Despite the move of the UC Education Abroad Program (EAP) to Santa Barbara, UC Davis students shouldn’t see any changes in their ability to study abroad.
The decision to move the administrative oversight of EAP from the UC Office of the President (UCOP) located in Oakland to UC Santa Barbara (UCSB) is being made in an effort to run the systemwide program more efficiently. The change will take place July 1.
“Each UC campus was invited to submit a proposal to host EAP, and our Santa Barbara campus was chosen based on our deep-rooted, historical commitment to international education in general, and EAP in particular,” said UCSB Chancellor Henry Yang in a statement.
EAP was established at UCSB in 1962 by Chancellor Emeritus Clark Kerr. Yang and UC President Mark Yudof signed a Memorandum of Understanding, officially transferring administrative control of EAP from UCOP to UCSB on May 4, said Andrea Delap, senior EAP analyst, in statement.
Under the new agreement, EAP will remain a systemwide academic program, but its operations will now take place out of UCSB, he said. This model is meant to generate cost efficiencies and provide better accessibility for program participants.
By partnering with UCSB, EAP will be able to utilize UCSB’s infrastructure, such as informational technology, human resources and financial support, said Zachary Frieders, associate director of the UC Davis Education Abroad Center (EAC). EAP is trying to save its resources, which is why it’s looking at partnering with UCSB for some of these administrative processes.
EAP will remain an independent program, separate from the UCSB campus, Frieders said in an e-mail. It will have its own budget and personnel, ensuring that budget decisions made on the UCSB campus won’t have an effect on EAP operations, and vice versa.
“So, it’s cost savings for EAP, not necessarily the [UCOP],” Frieders said.
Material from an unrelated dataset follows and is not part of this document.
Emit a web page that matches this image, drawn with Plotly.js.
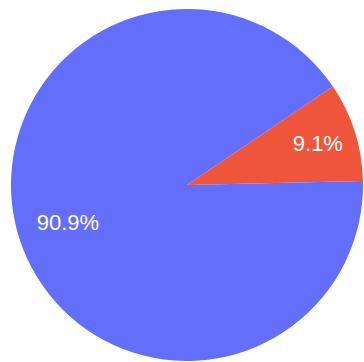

The goal is to realize cost efficiencies and eventually build that into the overall budget of the program, ultimately saving students money on the program fees, he said.
EAP will continue to serve all UC campuses and UC students, Delap said. Students won’t see any changes to EAP or their opportunities as a result of EAP’s relocation.
At UC Davis’ EAC, just off of campus on Third Street, four study abroad programs are offered the systemwide EAP is one.
In a given year, EAC sends anywhere between 350 and 400 students to study abroad through EAP. It sends between 160 and 175 students abroad every year through its Quarter Abroad program and between 550 and 570 students abroad through its Summer Abroad program.
Since EAP is a systemwide program, its offerings are the same across every campus. All of the aspects of this specific program are managed by EAP’s office in Goleta, which is close to UCSB’s campus.
UC Davis faculty leads the Quarter Abroad and Summer Abroad programs and students take UC Davis courses during their regular terms.
“Our office is responsible for recruiting students and advising them, but we also run and manage the logistics for the program,” Frieders said.
EAC also helps students with independent study abroad programs, through which students usually plan to study abroad with third parties, nonprofit organizations or foreign universities. EAC only helps in advising with courses and financial aid.